A cross-party agreement on the need to introduce changes will certainly contribute to fast processing. All Europe and the rest of the world are on the green side. Governments are changing their approach to climate policy, encouraged by EU actions in this area (requirements set by the European Green Deal, rising prices of CO2 emissions). Let us hope that the holiday period will not slow down the pace of work.

What changes will the amendment bring?

Basically, everything that was previously announced by media reports is included in it, i.e.:

    • The 10h rule remains in force, but the commune may limit the minimum distance from housing development to a lower size resulting from the Strategic Environmental Impact Assessment. However, this distance may not be less than 500m.
    • If the impact of turbines exceeds the area of a given commune, it is also required to adopt a local plan in the nearby commune.
    • The procedure of adopting new Local Spatial Development Plans or changing the applicable locations for the turbines will be longer and more complicated. Greater participation of residents in the arrangements of the plan is expected. The obligations arising from public discussions have been significantly expanded.
    • New obligations have been imposed on investors to improve safety during the operation of wind turbines, which is to be supervised by the Office of Technical Inspection. It is planned to introduce periodic, cyclical certification of companies that service turbines. The Office of Technical Inspection will keep the register of entities that can provide this type of service.

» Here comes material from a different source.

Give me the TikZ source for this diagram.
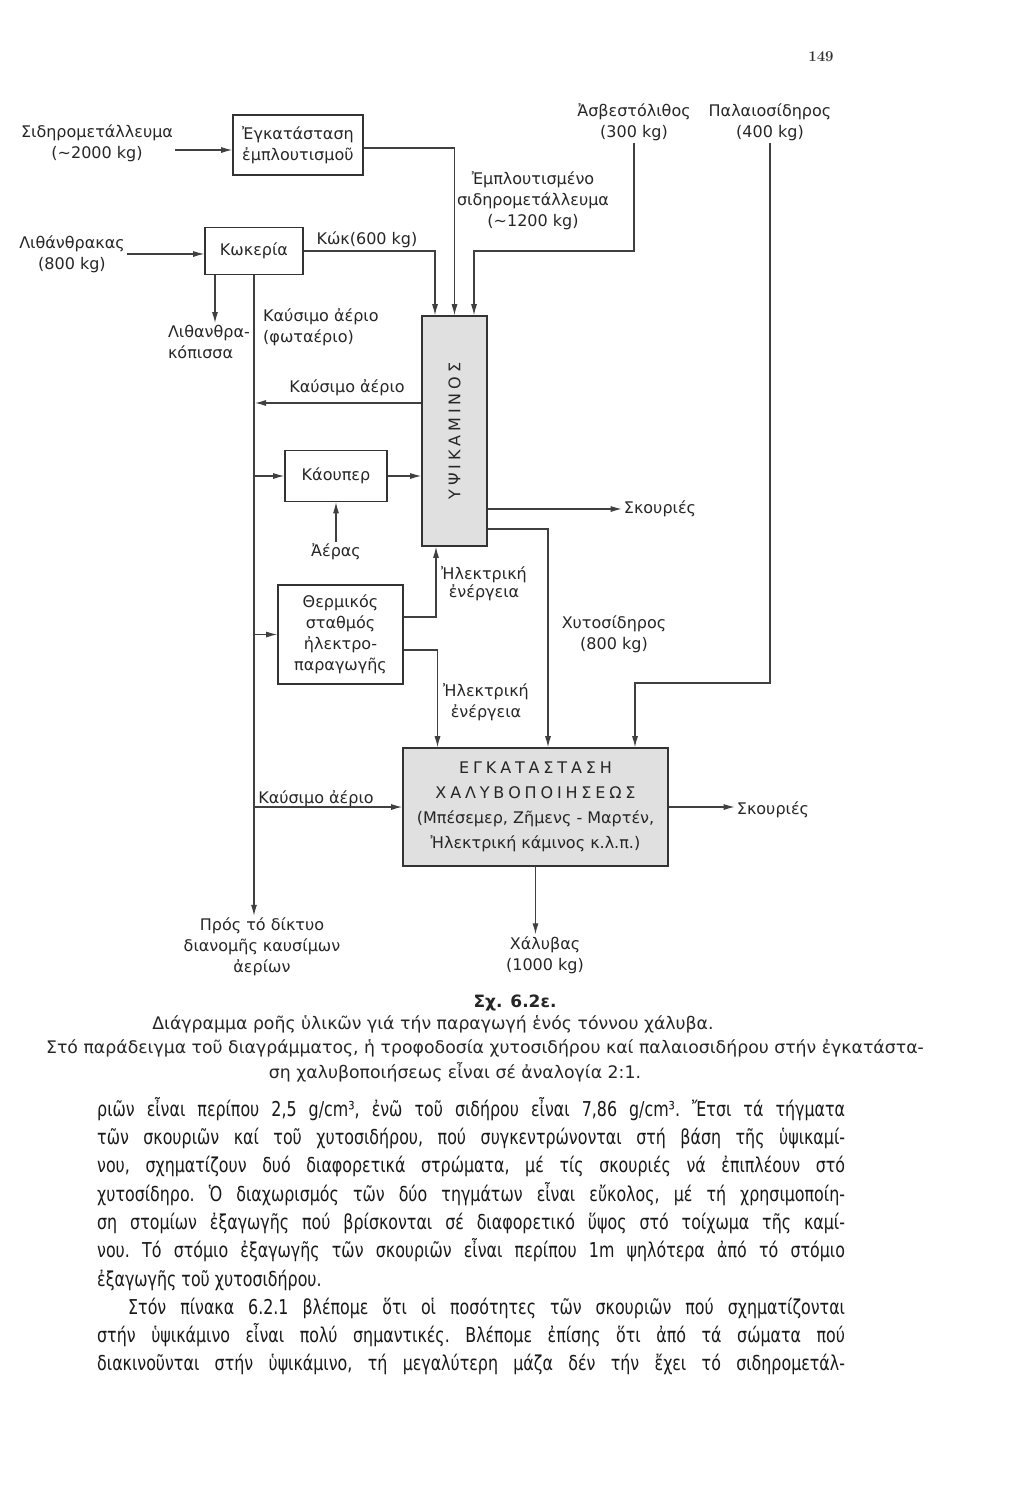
\documentclass[tikz,border=0pt]{standalone}
\usepackage{fontspec}
\usetikzlibrary{arrows.meta,positioning}
\newfontfamily\diafont{DejaVu Sans}
\newfontfamily\bodyfont[FakeStretch=0.86]{DejaVu Sans Condensed}
\newfontfamily\capfont{DejaVu Sans}
\newcommand{\spaced}[1]{{\addfontfeature{LetterSpace=24}#1}}

\tikzset{
  lab/.style={inner sep=2pt, align=center, text=black!85,
    font=\diafont\fontsize{16}{21}\selectfont},
  box/.style={draw=black!80, line width=1.6pt},
  furnace/.style={box, fill=black!12},
  arr/.style={draw=black!75, line width=1.1pt, -{Latex[length=11pt,width=6pt]}},
  captext/.style={inner sep=0pt, text=black!85, font=\capfont\fontsize{17.3}{20}\selectfont}
}

\begin{document}
\begin{tikzpicture}[x=1pt,y=-1pt]
\useasboundingbox (0,0) rectangle (1010,1500);
\node[font=\bfseries\fontsize{15}{18}\selectfont, text=black!80] (pnum) at (821,57) {149};

% boxes
\node[lab, box, minimum width=130pt, minimum height=60pt, align=left] (enr) at (298,145) {Ἐγκατάσταση\\ἐμπλουτισμοῦ};
\node[lab, box, minimum width=98pt, minimum height=47pt] (coke) at (254,251) {Κωκερία};
\node[lab, furnace, minimum width=65pt, minimum height=230pt] (bf) at (454.5,431) {};
\node[lab, rotate=90] (bftext) at (bf.center) {\spaced{ΥΨΙΚΑΜΙΝΟΣ}};
\node[lab, box, minimum width=102pt, minimum height=51pt] (cowper) at (336,476) {Κάουπερ};
\node[lab, box, minimum width=125pt, minimum height=99pt] (power) at (340.5,634.5) {Θερμικός\\σταθμός\\ἠλεκτρο-\\παραγωγῆς};
\node[lab, furnace, minimum width=265pt, minimum height=118pt, font=\diafont\fontsize{16}{25}\selectfont] (steel) at (535.5,807)
  {\spaced{ΕΓΚΑΤΑΣΤΑΣΗ}\\\spaced{ΧΑΛΥΒΟΠΟΙΗΣΕΩΣ}\\(Μπέσεμερ, Ζῆμενς - Μαρτέν,\\Ἠλεκτρική κάμινος κ.λ.π.)};

% labels
\node[lab] (ore) at (97,143) {Σιδηρομετάλλευμα\\(\textasciitilde 2000 kg)};
\node[lab] (coal) at (72,254) {Λιθάνθρακας\\(800 kg)};
\node[lab] (cokelab) at (367,240) {Κώκ(600 kg)};
\node[lab] (lime) at (634,122) {Ἀσβεστόλιθος\\(300 kg)};
\node[lab] (scrap) at (770,122) {Παλαιοσίδηρος\\(400 kg)};
\node[lab] (enrlab) at (533,201) {Ἐμπλουτισμένο\\σιδηρομετάλλευμα\\(\textasciitilde 1200 kg)};
\node[lab, align=left] (tar) at (209,342) {Λιθανθρα-\\κόπισσα};
\node[lab, align=left, anchor=west] (gas1) at (261,327) {Καύσιμο ἀέριο\\(φωταέριο)};
\node[lab] (gas2) at (347,388) {Καύσιμο ἀέριο};
\node[lab] (slag1) at (660,509) {Σκουριές};
\node[lab] (air) at (336,552) {Ἀέρας};
\node[lab, font=\diafont\fontsize{16}{18}\selectfont] (el1) at (484,584) {Ἠλεκτρική\\ἐνέργεια};
\node[lab] (pig) at (614,634) {Χυτοσίδηρος\\(800 kg)};
\node[lab] (el2) at (486,702) {Ἠλεκτρική\\ἐνέργεια};
\node[lab] (gas3) at (316,799) {Καύσιμο ἀέριο};
\node[lab] (slag2) at (773,810) {Σκουριές};
\node[lab] (dist) at (262,947) {Πρός τό δίκτυο\\διανομῆς καυσίμων\\ἀερίων};
\node[lab] (steelout) at (545,955) {Χάλυβας\\(1000 kg)};

\coordinate (limebend) at (lime.south |- 0,251);
\coordinate (scrapbend) at (scrap.south |- 0,683);

% flows
\draw[arr] (ore.east |- 0,150) -- (enr.west |- 0,150);
\draw[arr] (coal.east) -- (coal.east -| coke.west);
\draw[arr] (enr.east |- 0,148) -| (bf.north);
\draw[arr] (coke.east) -| ([xshift=-19.5pt]bf.north);
\draw[arr] (lime.south) -- (limebend) -| ([xshift=19.5pt]bf.north);
\draw[arr] (scrap.south) -- (scrapbend) -| ([xshift=99.5pt]steel.north);
\draw[arr] ([xshift=-39pt]coke.south) -- ([xshift=-39pt]coke.south |- tar.north);
\draw[arr] (coke.south) -- (coke.south |- dist.north);
\draw[arr, shorten >=1pt] (bf.west |- 0,403) -- (coke.south |- 0,403);
\draw[arr] (coke.south |- cowper.west) -- (cowper.west);
\draw[arr] (cowper.east) -- (cowper.east -| bf.west);
\draw[arr] (air.north) -- (cowper.south);
\draw[arr] (coke.south |- power.west) -- (power.west);
\draw[arr] (power.east |- 0,617) -| ([xshift=-18.5pt]bf.south);
\draw[arr] (power.east |- 0,650) -| ([xshift=-98pt]steel.north);
\draw[arr] (bf.east |- slag1.west) -- (slag1.west);
\draw[arr] (bf.east |- 0,529) -| ([xshift=12.5pt]steel.north);
\draw[arr] (coke.south |- steel.west) -- (steel.west);
\draw[arr] (steel.east) -- (steel.east -| slag2.west);
\draw[arr] (steel.south) -- (steel.south |- steelout.north);

% caption
\node[captext, font=\capfont\bfseries\fontsize{17}{20}\selectfont] (fignum) at (515,1003) {Σχ. 6.2ε.};
\node[captext] (cap1) at (433,1024) {Διάγραμμα ροῆς ὑλικῶν γιά τήν παραγωγή ἑνός τόννου χάλυβα.};
\node[captext] (cap2) at (485,1048) {Στό παράδειγμα τοῦ διαγράμματος, ἡ τροφοδοσία χυτοσιδήρου καί παλαιοσιδήρου στήν ἐγκατάστα-};
\node[captext] (cap3) at (455,1072) {ση χαλυβοποιήσεως εἶναι σέ ἀναλογία 2:1.};

% text
\node[anchor=north west, inner sep=0pt, text width=748pt, align=justify, text=black!90,
  font=\bodyfont\fontsize{20.5}{28.3}\selectfont\frenchspacing] (body) at (97,1097)
  {ριῶν εἶναι περίπου 2,5 g/cm³, ἐνῶ τοῦ σιδήρου εἶναι 7,86 g/cm³. Ἔτσι τά τήγματα\linebreak
  τῶν σκουριῶν καί τοῦ χυτοσιδήρου, πού συγκεντρώνονται στή βάση τῆς ὑψικαμί-\linebreak
  νου, σχηματίζουν δυό διαφορετικά στρώματα, μέ τίς σκουριές νά ἐπιπλέουν στό\linebreak
  χυτοσίδηρο. Ὁ διαχωρισμός τῶν δύο τηγμάτων εἶναι εὔκολος, μέ τή χρησιμοποίη-\linebreak
  ση στομίων ἐξαγωγῆς πού βρίσκονται σέ διαφορετικό ὕψος στό τοίχωμα τῆς καμί-\linebreak
  νου. Τό στόμιο ἐξαγωγῆς τῶν σκουριῶν εἶναι περίπου 1m ψηλότερα ἀπό τό στόμιο\linebreak
  ἐξαγωγῆς τοῦ χυτοσιδήρου.\par
  \hspace*{31pt}Στόν πίνακα 6.2.1 βλέπομε ὅτι οἱ ποσότητες τῶν σκουριῶν πού σχηματίζονται\linebreak
  στήν ὑψικάμινο εἶναι πολύ σημαντικές. Βλέπομε ἐπίσης ὅτι ἀπό τά σώματα πού\linebreak
  διακινοῦνται στήν ὑψικάμινο, τή μεγαλύτερη μάζα δέν τήν ἔχει τό σιδηρομετάλ-{\parfillskip=0pt\par}};
\end{tikzpicture}
\end{document}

It is also very pleasing to withdraw from the need to cover the entire area of 10 h from the turbine with the local plan. I described the consequences of leaving such provisions HERE.  Currently, it is assumed that the boundaries of the plan cannot be smaller than the expected range of the turbines’ environmental impact. In practice, this may mean a return to marking the scope of the plan by determining the cumulative isophones of permissible noise from turbines, taking into account the type of the nearest buildings.

What needs clarification?

The proposed changes are a step in the right direction. However, one may wonder whether such a rigorous procedure of adopting new plans will discourage potential investors. Having a choice of developing a PV project or a wind farm project, they can choose the first option, because it is much less risky, simpler and requires less financial expenditure (no need for long-term wind measurements nor yearly environmental monitoring, simpler procedure for obtaining a location decision, less probability of social conflicts, etc.).

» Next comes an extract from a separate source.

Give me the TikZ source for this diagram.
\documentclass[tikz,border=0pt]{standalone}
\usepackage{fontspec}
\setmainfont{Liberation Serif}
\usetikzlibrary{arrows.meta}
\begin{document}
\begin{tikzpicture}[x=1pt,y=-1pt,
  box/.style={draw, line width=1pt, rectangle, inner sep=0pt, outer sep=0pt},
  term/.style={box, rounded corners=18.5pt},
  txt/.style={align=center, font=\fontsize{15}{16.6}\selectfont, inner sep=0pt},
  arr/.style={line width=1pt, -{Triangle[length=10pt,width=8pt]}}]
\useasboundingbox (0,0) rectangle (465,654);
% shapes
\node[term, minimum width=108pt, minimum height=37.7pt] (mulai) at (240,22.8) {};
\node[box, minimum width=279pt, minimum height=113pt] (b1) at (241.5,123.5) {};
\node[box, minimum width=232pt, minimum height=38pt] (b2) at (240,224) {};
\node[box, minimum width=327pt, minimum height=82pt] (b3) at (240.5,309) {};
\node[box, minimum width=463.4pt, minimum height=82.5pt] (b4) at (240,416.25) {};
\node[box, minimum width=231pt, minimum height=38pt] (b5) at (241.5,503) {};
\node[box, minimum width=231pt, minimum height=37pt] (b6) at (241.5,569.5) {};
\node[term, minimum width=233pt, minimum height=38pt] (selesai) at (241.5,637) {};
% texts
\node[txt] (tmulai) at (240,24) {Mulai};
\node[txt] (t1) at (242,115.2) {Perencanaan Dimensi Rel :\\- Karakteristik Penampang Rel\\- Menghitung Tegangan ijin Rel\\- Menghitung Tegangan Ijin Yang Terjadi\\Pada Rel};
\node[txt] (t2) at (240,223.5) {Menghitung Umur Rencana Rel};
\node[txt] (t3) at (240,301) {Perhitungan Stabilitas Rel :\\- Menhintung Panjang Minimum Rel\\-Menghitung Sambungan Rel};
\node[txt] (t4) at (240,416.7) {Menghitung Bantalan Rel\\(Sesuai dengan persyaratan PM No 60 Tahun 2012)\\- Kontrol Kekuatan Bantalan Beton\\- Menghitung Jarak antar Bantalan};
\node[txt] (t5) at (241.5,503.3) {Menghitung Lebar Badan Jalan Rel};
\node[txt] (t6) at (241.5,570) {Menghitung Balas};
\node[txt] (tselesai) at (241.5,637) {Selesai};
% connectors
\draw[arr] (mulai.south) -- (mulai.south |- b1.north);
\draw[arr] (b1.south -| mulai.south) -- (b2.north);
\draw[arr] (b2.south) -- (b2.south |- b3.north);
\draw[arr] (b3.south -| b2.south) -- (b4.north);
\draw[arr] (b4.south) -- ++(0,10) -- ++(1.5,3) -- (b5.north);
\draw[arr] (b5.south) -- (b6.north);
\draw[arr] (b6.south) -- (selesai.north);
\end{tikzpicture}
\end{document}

I would also certainly change, in the draft amendment, the content of the proposed new version of art. 5 concerning the method of measuring the distance between the existing and planned housing development and planned wind turbines. The current proposal is very unclear. It is completely incomprehensible for a person who does not deal daily with the law. The idea is that in the case of:

    • obtaining a building permit for a turbine, this distance should be measured from the tip of the power plant’s blade to the corner of the existing building, or the border of the area specified in the location decision allowing for its foundation.
    • adopting a new or changing the existing Local Spatial Development Plan – the distance between the border of the site card allowing for the location of the power plant and the nearest corner of the existing building or the border of the area designated in the location decision allowing for its foundation.

We hope that during the consultation phase and in the further legislative procedure, the provisions will be made more precise and transparent for everyone. The owners of the land around the turbines are also awaiting the change of regulations. In the absence of a local zoning plan allowing for the construction of residential buildings, they cannot currently apply for the issue of Development Conditions for the location of residential buildings within 10h from the location of the turbines. Therefore, this change will also be beneficial for local communities.